Light a couple candles.
Coffee is ready! Sit down and start writing.
Give yourself a little treat, only available during writing time.
This can be a beverage, a snack, a scented candle, a cozy sweater, your favorite pen, an expensive notebook, comfy socks.
Anything you love that makes you genuinely look forward to writing.
#4 - Touch your script every day.
You don’t need to accomplish a full Writing Session every single day.
I recommend giving yourself 5-6 days of Writing Sessions a week and leaving yourself 1-2 rest days. But these should be more like “Active Rest Days.” Write at least one page every single day. It doesn’t need to be a page of screenplay.
It could be a page of brainstorming, backstory, or something else related to your script.
The trick is to keep that momentum moving forward.
The longer amount of time you spend away from your project, the harder it will be to get back into it. This will result in more and more procrastination that will be increasingly difficult to overcome. The best weapon against it is to chip away at your project little by little in a way that feels consistently joyful.

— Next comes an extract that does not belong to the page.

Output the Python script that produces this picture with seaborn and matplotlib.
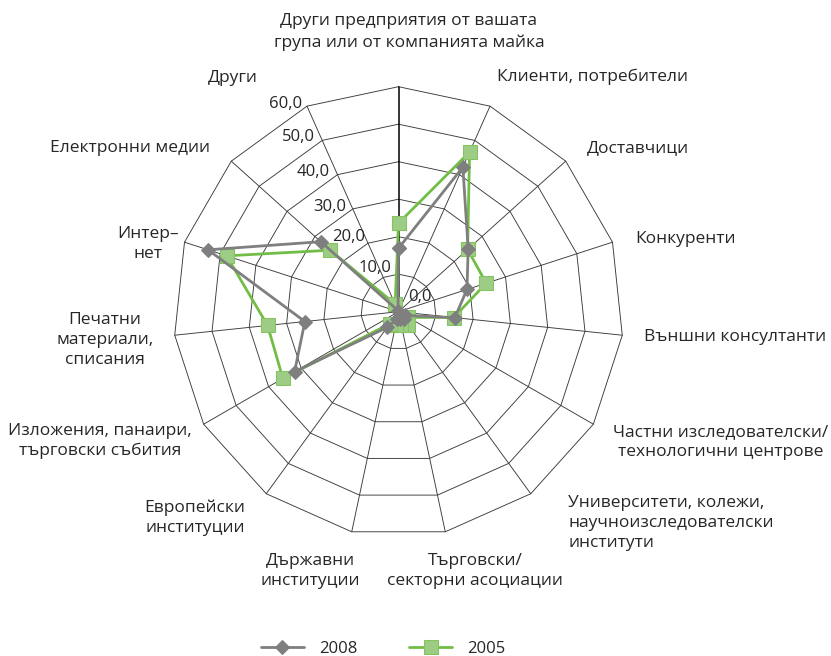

Through showing up for yourself and making this routine feel rewarding, you will start finding it easier to write than it is to not write.
And that’s when the real magic happens.
I'd also add, from my experience, that the thing that makes me procrastinate working on scripts is not knowing exactly what to do with them once they're done. The film and TV process can feel so nebulous and reliant on unpredictable and vague networking, as opposed to working on novels, where I knew from the beginning that the step after writing the best book I could was to query agents. You can do that with screenplays, sort of, but it's not quite as straightforward as that.
Great points. Professionally speaking (as a TV writer and a psychiatrist), that there are a few other reasons. Including feeling overwhelmed, which can really just not having a set “process” on developing a script from idea to Fade Out.